Conveying Imagistic Thinking in Traditional Chinese Medicine Translation: A Prompt Engineering and LLM-Based Evaluation Framework
- URL: http://arxiv.org/abs/2512.01198v1
- Date: Mon, 01 Dec 2025 02:27:44 GMT
- Title: Conveying Imagistic Thinking in Traditional Chinese Medicine Translation: A Prompt Engineering and LLM-Based Evaluation Framework
- Authors: Jiatong Han,
- Abstract summary: Existing English translations largely rely on literal rendering.<n>This study adopted a human-in-the-loop framework and selected four passages from the medical canon Huangdi Neijing that are fundamental in theory.

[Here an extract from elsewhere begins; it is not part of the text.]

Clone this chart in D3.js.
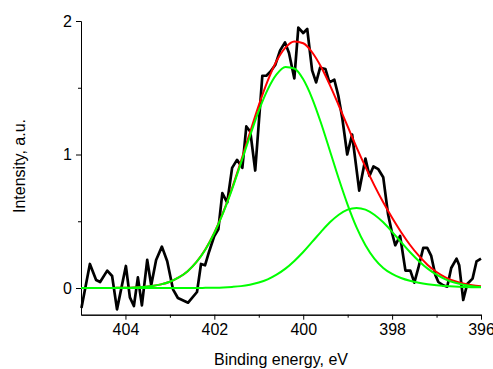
<!DOCTYPE html>
<html>
<head>
<meta charset="utf-8">
<script src="https://cdn.jsdelivr.net/npm/d3@7"></script>
<style>
  body { margin: 0; background: #fff; }
  svg { display: block; font-family: Arial, "Liberation Sans", sans-serif; }
</style>
</head>
<body>
<svg id="chart" width="493" height="369"></svg>
<script>
// measured spectrum (binding energy, intensity)
let dataEnergy = [404.99, 404.80, 404.66, 404.57, 404.41, 404.30, 404.19, 403.99, 403.90, 403.81,
  403.72, 403.63, 403.51, 403.42, 403.31, 403.18, 403.06, 402.93, 402.82, 402.59,
  402.39, 402.30, 402.21, 402.12, 402.00, 401.91, 401.82, 401.71, 401.60, 401.49,
  401.37, 401.28, 401.19, 401.08, 400.92, 400.83, 400.74, 400.63, 400.52, 400.41,
  400.32, 400.20, 400.11, 400.00, 399.91, 399.80, 399.71, 399.62, 399.50, 399.41,
  399.30, 399.21, 399.12, 399.01, 398.90, 398.74, 398.60, 398.51, 398.42, 398.31,
  398.20, 398.09, 398.00, 397.93, 397.82, 397.70, 397.59, 397.50, 397.41, 397.30,
  397.21, 397.12, 397.03, 396.96, 396.85, 396.76, 396.67, 396.55, 396.49, 396.40,
  396.31, 396.19, 396.10, 396.00]
let dataIntensity = [-0.15, 0.18, 0.06, 0.045, 0.13, 0.09, -0.16, 0.165, -0.07, -0.135,
  0.08, -0.13, 0.21, 0.02, 0.21, 0.31, 0.20, -0.01, -0.075, -0.11,
  -0.03, 0.18, 0.17, 0.27, 0.39, 0.44, 0.71, 0.64, 0.90, 0.96,
  0.90, 1.21, 1.17, 0.88, 1.59, 1.59, 1.62, 1.67, 1.78, 1.84,
  1.76, 1.57, 1.95, 1.91, 1.94, 1.63, 1.54, 1.65, 1.64, 1.54,
  1.56, 1.44, 1.27, 1.00, 1.15, 0.73, 0.97, 0.84, 0.91, 0.89,
  0.83, 0.55, 0.41, 0.32, 0.39, 0.13, 0.13, 0.04, 0.15, 0.30,
  0.30, 0.24, 0.10, 0.045, 0.02, 0.01, 0.15, 0.22, 0.17, -0.09,
  0.03, 0.07, 0.20, 0.22]

// fitted curves, sampled every 0.2 eV
let fitEnergy = [405.0, 404.8, 404.6, 404.4, 404.2, 404.0, 403.8, 403.6, 403.4, 403.2,
  403.0, 402.8, 402.6, 402.4, 402.2, 402.0, 401.8, 401.6, 401.4, 401.2,
  401.0, 400.8, 400.6, 400.4, 400.2, 400.0, 399.8, 399.6, 399.4, 399.2,
  399.0, 398.8, 398.6, 398.4, 398.2, 398.0, 397.8, 397.6, 397.4, 397.2,
  397.0, 396.8, 396.6, 396.4, 396.2, 396.0]
let peak1 = [0, 0, 0, 0, 0.001, 0.002, 0.004, 0.008, 0.015, 0.027,
  0.047, 0.079, 0.126, 0.195, 0.289, 0.412, 0.564, 0.741, 0.937, 1.137,
  1.327, 1.486, 1.600, 1.656, 1.644, 1.563, 1.421, 1.236, 1.028, 0.818,
  0.623, 0.454, 0.320, 0.220, 0.150, 0.105, 0.075, 0.054, 0.039, 0.028,
  0.020, 0.015, 0.011, 0.008, 0.006, 0.005]
let peak2 = [0, 0, 0, 0, 0, 0, 0, 0, 0, 0,
  0, 0, 0, 0, 0.001, 0.002, 0.004, 0.008, 0.014, 0.025,
  0.041, 0.065, 0.100, 0.145, 0.203, 0.270, 0.345, 0.421, 0.492, 0.549,
  0.587, 0.600, 0.587, 0.549, 0.492, 0.421, 0.345, 0.270, 0.203, 0.145,
  0.100, 0.065, 0.041, 0.025, 0.014, 0.008]
let envelope = [0, 0, 0, 0, 0.001, 0.002, 0.004, 0.008, 0.015, 0.027,
  0.047, 0.079, 0.126, 0.195, 0.290, 0.414, 0.568, 0.749, 0.951, 1.162,
  1.368, 1.551, 1.700, 1.801, 1.847, 1.833, 1.766, 1.657, 1.520, 1.367,
  1.210, 1.054, 0.907, 0.769, 0.642, 0.526, 0.420, 0.324, 0.242, 0.173,
  0.120, 0.080, 0.052, 0.033, 0.020, 0.013]

let xMajorTicks = [404, 402, 400, 398, 396]
let xMinorTicks = [403, 401, 399, 397]
let yMajorTicks = [0, 1, 2]
let yMinorTicks = [0.5, 1.5]

let svg = d3.select("#chart")

let xScale = d3.scaleLinear()
               .domain([405, 396])
               .range([81, 481])
let yScale = d3.scaleLinear()
               .domain([-0.2, 2])
               .range([314.7, 21])

//axes
let xAxis = d3.axisBottom(xScale)
              .tickValues(xMajorTicks)
              .tickFormat(d3.format("d"))
              .tickSize(5)
              .tickSizeOuter(0)
              .tickPadding(4)
let xMinor = d3.axisBottom(xScale)
               .tickValues(xMinorTicks)
               .tickFormat("")
               .tickSize(3)
               .tickSizeOuter(0)
let yAxis = d3.axisLeft(yScale)
              .tickValues(yMajorTicks)
              .tickFormat(d3.format("d"))
              .tickSize(5)
              .tickSizeOuter(0)
              .tickPadding(4)
let yMinor = d3.axisLeft(yScale)
               .tickValues(yMinorTicks)
               .tickFormat("")
               .tickSize(3)
               .tickSizeOuter(0)

let bottom = yScale(-0.2)
svg.append("g").attr("transform", `translate(0, ${bottom})`).call(xMinor)
svg.append("g").attr("transform", `translate(0, ${bottom})`).call(xAxis)
svg.append("g").attr("transform", `translate(81, 0)`).call(yMinor)
svg.append("g").attr("transform", `translate(81, 0)`).call(yAxis)

svg.selectAll(".tick text")
   .style("font-size", "16px")
   .style("font-family", "Arial, 'Liberation Sans', sans-serif")
   .attr("fill", "#000")
svg.selectAll(".domain, .tick line").attr("stroke", "#000")

//axis titles
svg.append("text")
   .attr("x", 281)
   .attr("y", 365)
   .attr("text-anchor", "middle")
   .style("font-size", "16px")
   .text("Binding energy, eV")
svg.append("text")
   .attr("transform", "translate(25, 166) rotate(-90)")
   .attr("text-anchor", "middle")
   .style("font-size", "16px")
   .text("Intensity, a.u.")

//lines
let toPoints = (xs, ys) => xs.map((x, i) => [x, ys[i]])
let rawLine = d3.line()
                .x((d) => xScale(d[0]))
                .y((d) => yScale(d[1]))
let smoothLine = d3.line()
                   .curve(d3.curveMonotoneX)
                   .x((d) => xScale(d[0]))
                   .y((d) => yScale(d[1]))

svg.append("path")
   .datum(toPoints(dataEnergy, dataIntensity))
   .attr("fill", "none")
   .attr("stroke", "#000")
   .attr("stroke-width", 2.7)
   .attr("stroke-linejoin", "round")
   .attr("d", rawLine)

svg.append("path")
   .datum(toPoints(fitEnergy, envelope))
   .attr("fill", "none")
   .attr("stroke", "#ff0000")
   .attr("stroke-width", 2)
   .attr("d", smoothLine)

let peaks = [peak1, peak2]
svg.selectAll(".peak")
   .data(peaks)
   .enter()
   .append("path")
   .attr("class", "peak")
   .attr("fill", "none")
   .attr("stroke", "#00ff00")
   .attr("stroke-width", 2)
   .attr("d", (d) => smoothLine(toPoints(fitEnergy, d)))
</script>
</body>
</html>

- Score: 2.4294291235324867
- License: http://arxiv.org/licenses/nonexclusive-distrib/1.0/
- Abstract: Traditional Chinese Medicine (TCM) theory is built on imagistic thinking, in which medical principles and diagnostic and therapeutic logic are structured through metaphor and metonymy. However, existing English translations largely rely on literal rendering, making it difficult for target-language readers to reconstruct the underlying conceptual networks and apply them in clinical practice. This study adopted a human-in-the-loop (HITL) framework and selected four passages from the medical canon Huangdi Neijing that are fundamental in theory. Through prompt-based cognitive scaffolding, DeepSeek V3.1 was guided to identify metaphor and metonymy in the source text and convey the theory in translation. In the evaluation stage, ChatGPT 5 Pro and Gemini 2.5 Pro were instructed by prompts to simulate three types of real-world readers. Human translations, baseline model translations, and prompt-adjusted translations were scored by the simulated readers across five cognitive dimensions, followed by structured interviews and Interpretative Phenomenological Analysis (IPA). Results show that the prompt-adjusted LLM translations perform best across all five dimensions, with high cross-model and cross-role consistency. The interview themes reveal differences between human and machine translation, effective strategies for metaphor and metonymy transfer, and readers' cognitive preferences. This study provides a cognitive, efficient, and replicable HITL methodological pathway for the translation of ancient, concept-dense texts such as TCM.